WeeklyWorker

09.01.1997

Party finance

Party notes

Comrades will be pleased to hear that the restructuring of Party finances - identified in Perspectives 97 as a key task - is now well in hand.

This restructuring will entail the removal of various crippling debts and the freeing of new sources of future credit and finance for the Party. Although not all comrades will be aware of details of our financial problems, the Party membership as a whole certainly knows that the last few years in particular have been financially very difficult for us. Essentially, far too much of ongoing Party fundraising has been swallowed up servicing menacing debts.

Of course, none of these debts were ever entered into casually. The Party has incurred relatively heavy financial liabilities as a result of taking our organisation forward politically. Thus the election campaigns we have conducted, the creation of our printshop and the appearance of the Daily then Weekly Worker, the dynamic campaigns we have conducted around upsurges such as Timex or the miners in 1992 - these and a myriad other initiatives have stretched our organisation to its limits logistically and financially.

In this sense, any revolutionary organisation worth its salt should constantly be in debt, continually fighting to extend itself as far as objective conditions will allow.

So there are very good reasons for our debts. Nevertheless, over the past period they have started to appear rather intractable to comrades. This has been exacerbated by poor financial management technically by Centre. Politically, our approach to money- raising has always been the correct one - that is, we decide what we want to do politically, then we address ourselves to how we are going to finance our tasks. We have thankfully never started arse-backwards and looked at what we can afford to do. If we had, we would never have published The Leninist number 1, let alone achieved all we have in the intervening 15 years.

Technically however, we have been slack. As a result of a certain lack of consciousness about our financial work, comrades’ recent image of it has been akin to standing on the edge of a vast, dark abyss, tipping buckets of money in and never even hearing it hit the bottom, let alone filling it up.

The financial restructuring of the Party will end this demoralising grind. Thus, this year’s Summer Offensive - our annual intensive period of fundraising, likely this year to be for £25,000 during the months of June and July - can be used for real growth, not for debt servicing. Recent SOs have been technically proficient rather than inspired - the fact that this year’s will be used for real tangible results for our organisation should provide a real boost of energy to the whole campaign, particularly for the Party periphery.

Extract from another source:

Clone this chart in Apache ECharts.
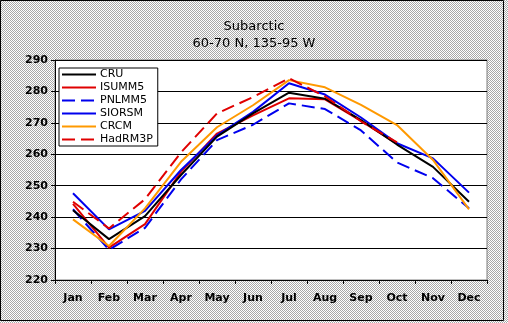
<!DOCTYPE html>
<html>
<head>
<meta charset="utf-8">
<script src="https://cdn.jsdelivr.net/npm/echarts@6/dist/echarts.min.js"></script>
<style>
  html, body { margin: 0; padding: 0; background: #fff; }
  #chart { width: 508px; height: 323px; }
</style>
</head>
<body>
<div id="chart"></div>
<script>
// Monthly mean temperature (K), 60-70 N, 135-95 W
const months = ['Jan', 'Feb', 'Mar', 'Apr', 'May', 'Jun', 'Jul', 'Aug', 'Sep', 'Oct', 'Nov', 'Dec'];
const yTicks = [220, 230, 240, 250, 260, 270, 280, 290];

const cru     = [242.2, 233.0, 240.3, 253.4, 265.6, 273.0, 279.6, 277.7, 270.9, 263.1, 256.0, 244.9];
const isumm5  = [244.2, 230.3, 237.8, 254.4, 266.6, 272.4, 277.8, 277.5, 270.6, 263.3, null, null];
const pnlmm5  = [242.5, 229.6, 236.6, 252.0, 264.5, 269.4, 276.2, 274.4, 267.6, 257.4, 252.4, 242.8];
const siorsm  = [247.6, 236.1, 242.0, 255.0, 266.0, 273.5, 282.6, 279.0, 271.7, 263.5, 258.7, 247.8];
const crcm    = [239.3, 230.8, 242.8, 257.6, 268.6, 275.6, 283.6, 281.3, 275.7, 269.3, 258.2, 242.5];
const hadrm3p = [244.9, 236.4, 245.7, 260.6, 273.0, 278.2, 284.2, 278.4, 270.5, 263.8, null, null];

// Dithered silver backdrop: 2x2 checker of white and grey
const tile = document.createElement('canvas');
tile.width = 2; tile.height = 2;
const tctx = tile.getContext('2d');
tctx.fillStyle = '#ffffff'; tctx.fillRect(0, 0, 2, 2);
tctx.fillStyle = '#a8a8a8'; tctx.fillRect(0, 0, 1, 1); tctx.fillRect(1, 1, 1, 1);

const font = 'DejaVu Sans, Verdana, sans-serif';
const dash = [13, 6];

function line(name, data, color, dashed, z) {
  return {
    name: name,
    type: 'line',
    data: data,
    symbol: 'none',
    z: z,
    connectNulls: false,
    lineStyle: { color: color, width: 2, type: dashed ? dash : 'solid' },
    itemStyle: { color: color },
    emphasis: { disabled: true },
    animation: false
  };
}

const chart = echarts.init(document.getElementById('chart'), null, { renderer: 'canvas' });
chart.setOption({
  animation: false,
  backgroundColor: { image: tile, repeat: 'repeat' },
  title: {
    text: 'Subarctic\n60-70 N, 135-95 W',
    left: 'center',
    top: 13,
    textStyle: { fontFamily: font, fontSize: 13, fontWeight: 'normal', color: '#000', lineHeight: 17, align: 'center' }
  },
  legend: {
    orient: 'vertical',
    left: 59,
    top: 68,
    itemWidth: 34,
    itemHeight: 12,
    itemGap: 2,
    padding: [1, 5, 1, 2],
    backgroundColor: '#ffffff',
    borderColor: '#000000',
    borderWidth: 1,
    borderRadius: 0,
    itemStyle: { opacity: 0, borderWidth: 0 },
    textStyle: { fontFamily: font, fontSize: 11, color: '#000', padding: [0, 0, 0, -1] },
    data: ['CRU', 'ISUMM5', 'PNLMM5', 'SIORSM', 'CRCM', 'HadRM3P']
  },
  grid: {
    left: 55, top: 60, right: 21, bottom: 43,
    show: true, backgroundColor: '#ffffff', borderColor: '#808080', borderWidth: 1
  },
  xAxis: {
    type: 'category',
    data: months,
    boundaryGap: true,
    axisLine: { lineStyle: { color: '#000', width: 1 } },
    axisTick: { show: true, length: 4, inside: false, lineStyle: { color: '#000' } },
    axisLabel: { fontFamily: font, fontSize: 11, fontWeight: 'bold', color: '#000', margin: 13, interval: 0 }
  },
  yAxis: {
    type: 'value',
    min: yTicks[0],
    max: yTicks[yTicks.length - 1],
    interval: 10,
    axisLine: { show: true, lineStyle: { color: '#000', width: 1 } },
    axisTick: { show: true, length: 4, inside: false, lineStyle: { color: '#000' } },
    splitLine: { show: true, lineStyle: { color: '#000', width: 1 } },
    axisLabel: { fontFamily: font, fontSize: 11, fontWeight: 'bold', color: '#000', margin: 7 }
  },
  series: [
    line('CRU', cru, '#000000', false, 5),
    line('ISUMM5', isumm5, '#e00000', false, 2),
    line('PNLMM5', pnlmm5, '#0000ee', true, 3),
    line('SIORSM', siorsm, '#0000ee', false, 4),
    line('CRCM', crcm, '#ff9900', false, 6),
    line('HadRM3P', hadrm3p, '#e00000', true, 7)
  ],
  graphic: [{
    type: 'rect',
    shape: { x: 0.5, y: 0.5, width: 503, height: 320 },
    style: { fill: null, stroke: '#000', lineWidth: 1 },
    silent: true,
    z: 100
  }]
});
</script>
</body>
</html>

In the meantime, as part of our financial re-organisation the Party must pay serious attention to the situation with quota paid to Centre from branches and cells. This regular duty on Party organisations over and above the members’ dues has tended to fall by the wayside recently. This is due to prevalence of Centre cells in the Party organisation as opposed to the geographically-based cells and branches which have tended to be marginally better quota payers. The tendency, given the tight period we have been working in, has been for these to ‘raise and spend’ on their centrally allocated tasks.

Of course, the motivation behind this has been perfectly laudable - the desire to ensure that lack of finance does not impede important delegated tasks. That said, this lack of communist centralisation must now be overcome as part of our campaign to bring order to Party finances.

Cell secretaries and branch officials will soon be receiving targets for their organisations. It is their responsibility to ensure that these are devolved to regular individual targets where appropriate, checked systematically and - crucially - vigorously fought for as part of our ongoing political work.